Locate each line with the string "chart" in the listing below and copy it.

» **Dataset content**:
╔══
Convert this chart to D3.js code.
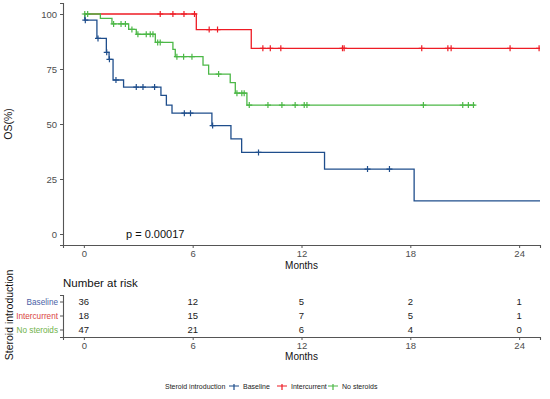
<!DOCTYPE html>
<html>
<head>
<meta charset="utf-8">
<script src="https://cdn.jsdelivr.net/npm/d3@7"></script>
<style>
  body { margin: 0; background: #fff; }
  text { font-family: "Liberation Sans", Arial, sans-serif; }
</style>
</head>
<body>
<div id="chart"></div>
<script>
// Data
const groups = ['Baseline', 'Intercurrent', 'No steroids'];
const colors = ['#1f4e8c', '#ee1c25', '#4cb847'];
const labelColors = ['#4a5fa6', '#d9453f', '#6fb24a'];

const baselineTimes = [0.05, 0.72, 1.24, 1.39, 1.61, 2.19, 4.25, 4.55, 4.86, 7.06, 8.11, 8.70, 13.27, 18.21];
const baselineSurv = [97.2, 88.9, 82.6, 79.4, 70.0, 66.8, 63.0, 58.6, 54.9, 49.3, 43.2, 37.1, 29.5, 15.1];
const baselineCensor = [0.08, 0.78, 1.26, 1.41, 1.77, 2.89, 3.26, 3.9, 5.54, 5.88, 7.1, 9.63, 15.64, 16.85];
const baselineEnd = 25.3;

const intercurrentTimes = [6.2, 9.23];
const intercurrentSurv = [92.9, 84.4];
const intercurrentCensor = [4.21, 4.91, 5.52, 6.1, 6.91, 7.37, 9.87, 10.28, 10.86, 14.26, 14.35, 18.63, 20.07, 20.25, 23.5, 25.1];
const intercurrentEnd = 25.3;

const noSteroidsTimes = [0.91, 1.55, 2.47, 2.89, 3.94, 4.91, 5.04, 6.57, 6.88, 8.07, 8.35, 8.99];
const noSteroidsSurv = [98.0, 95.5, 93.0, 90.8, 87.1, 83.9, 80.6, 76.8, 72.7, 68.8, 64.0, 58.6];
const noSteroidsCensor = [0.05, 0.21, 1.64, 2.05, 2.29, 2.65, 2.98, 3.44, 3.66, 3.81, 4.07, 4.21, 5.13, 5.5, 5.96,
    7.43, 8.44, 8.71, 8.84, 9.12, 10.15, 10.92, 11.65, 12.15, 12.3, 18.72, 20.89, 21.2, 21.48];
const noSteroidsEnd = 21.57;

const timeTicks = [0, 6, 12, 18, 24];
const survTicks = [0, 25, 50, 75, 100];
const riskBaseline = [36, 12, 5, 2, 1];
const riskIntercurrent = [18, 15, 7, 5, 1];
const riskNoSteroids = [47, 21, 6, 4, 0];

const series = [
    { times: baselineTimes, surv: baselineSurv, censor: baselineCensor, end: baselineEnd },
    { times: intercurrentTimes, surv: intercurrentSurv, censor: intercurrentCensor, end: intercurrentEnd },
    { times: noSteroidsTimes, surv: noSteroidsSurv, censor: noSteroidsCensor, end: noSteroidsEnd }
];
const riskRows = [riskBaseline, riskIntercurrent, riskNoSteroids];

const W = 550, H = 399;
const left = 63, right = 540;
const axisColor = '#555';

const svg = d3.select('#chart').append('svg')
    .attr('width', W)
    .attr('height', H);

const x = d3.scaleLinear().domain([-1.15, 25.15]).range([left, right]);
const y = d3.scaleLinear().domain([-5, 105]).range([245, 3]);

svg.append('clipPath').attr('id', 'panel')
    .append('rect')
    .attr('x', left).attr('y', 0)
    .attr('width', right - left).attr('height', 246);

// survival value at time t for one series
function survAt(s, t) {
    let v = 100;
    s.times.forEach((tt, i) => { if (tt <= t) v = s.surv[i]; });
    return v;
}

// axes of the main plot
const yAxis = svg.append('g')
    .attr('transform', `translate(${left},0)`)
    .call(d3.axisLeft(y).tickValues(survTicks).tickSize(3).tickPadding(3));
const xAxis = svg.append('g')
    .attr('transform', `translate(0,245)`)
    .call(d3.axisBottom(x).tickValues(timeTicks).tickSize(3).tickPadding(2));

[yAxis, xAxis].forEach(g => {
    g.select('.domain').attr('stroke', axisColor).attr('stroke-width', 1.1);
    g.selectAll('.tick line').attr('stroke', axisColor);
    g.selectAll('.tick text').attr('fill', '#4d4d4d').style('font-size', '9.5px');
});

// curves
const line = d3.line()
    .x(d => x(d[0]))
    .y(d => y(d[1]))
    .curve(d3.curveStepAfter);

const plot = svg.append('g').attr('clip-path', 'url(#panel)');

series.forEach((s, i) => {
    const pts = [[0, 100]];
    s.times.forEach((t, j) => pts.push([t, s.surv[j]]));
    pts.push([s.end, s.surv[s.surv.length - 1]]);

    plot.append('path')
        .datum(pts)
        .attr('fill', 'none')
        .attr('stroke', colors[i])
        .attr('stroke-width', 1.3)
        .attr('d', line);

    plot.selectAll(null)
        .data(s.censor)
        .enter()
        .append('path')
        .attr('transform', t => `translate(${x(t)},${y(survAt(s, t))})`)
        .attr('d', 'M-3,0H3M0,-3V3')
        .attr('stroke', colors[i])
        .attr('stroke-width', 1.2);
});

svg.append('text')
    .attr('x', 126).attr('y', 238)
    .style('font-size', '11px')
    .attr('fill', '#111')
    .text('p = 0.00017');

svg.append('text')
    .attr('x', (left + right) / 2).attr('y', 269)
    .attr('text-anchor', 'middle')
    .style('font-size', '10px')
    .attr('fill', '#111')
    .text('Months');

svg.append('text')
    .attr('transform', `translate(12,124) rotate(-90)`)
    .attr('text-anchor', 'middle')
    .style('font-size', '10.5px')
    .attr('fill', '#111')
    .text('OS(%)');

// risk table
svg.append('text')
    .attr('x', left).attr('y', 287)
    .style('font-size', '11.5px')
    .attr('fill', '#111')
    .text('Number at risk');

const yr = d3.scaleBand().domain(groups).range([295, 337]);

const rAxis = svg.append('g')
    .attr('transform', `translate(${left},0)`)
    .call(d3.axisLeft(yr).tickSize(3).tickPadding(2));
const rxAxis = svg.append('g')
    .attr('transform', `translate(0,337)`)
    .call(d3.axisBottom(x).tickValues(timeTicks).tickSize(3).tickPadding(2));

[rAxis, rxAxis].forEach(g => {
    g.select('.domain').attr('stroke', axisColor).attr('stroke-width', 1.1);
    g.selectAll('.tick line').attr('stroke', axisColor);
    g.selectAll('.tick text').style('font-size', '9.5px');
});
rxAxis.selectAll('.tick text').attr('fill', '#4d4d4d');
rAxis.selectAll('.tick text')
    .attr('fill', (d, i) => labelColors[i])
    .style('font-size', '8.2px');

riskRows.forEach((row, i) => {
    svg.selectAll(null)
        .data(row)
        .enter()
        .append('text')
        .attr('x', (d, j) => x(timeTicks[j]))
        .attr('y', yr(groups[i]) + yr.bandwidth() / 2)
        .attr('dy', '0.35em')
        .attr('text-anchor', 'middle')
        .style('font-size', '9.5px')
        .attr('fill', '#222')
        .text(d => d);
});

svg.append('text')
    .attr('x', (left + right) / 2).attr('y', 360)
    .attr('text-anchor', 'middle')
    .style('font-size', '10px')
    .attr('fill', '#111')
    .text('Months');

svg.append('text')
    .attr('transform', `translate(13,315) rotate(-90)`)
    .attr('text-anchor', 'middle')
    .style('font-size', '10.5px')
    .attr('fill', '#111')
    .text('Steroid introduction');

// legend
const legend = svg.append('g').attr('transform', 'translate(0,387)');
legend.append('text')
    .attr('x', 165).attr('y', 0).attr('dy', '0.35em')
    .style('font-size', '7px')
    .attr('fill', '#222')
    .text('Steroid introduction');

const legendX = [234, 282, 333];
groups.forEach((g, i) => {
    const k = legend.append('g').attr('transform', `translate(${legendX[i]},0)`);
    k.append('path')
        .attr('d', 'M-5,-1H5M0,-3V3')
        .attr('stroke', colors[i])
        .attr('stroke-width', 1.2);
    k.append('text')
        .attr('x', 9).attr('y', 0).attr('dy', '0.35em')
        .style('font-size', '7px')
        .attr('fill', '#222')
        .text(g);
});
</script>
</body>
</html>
╚══
» **Task response**:
Convert this chart to D3.js code.
<div id="chart"></div>
const svg = d3.select('#chart').append('svg')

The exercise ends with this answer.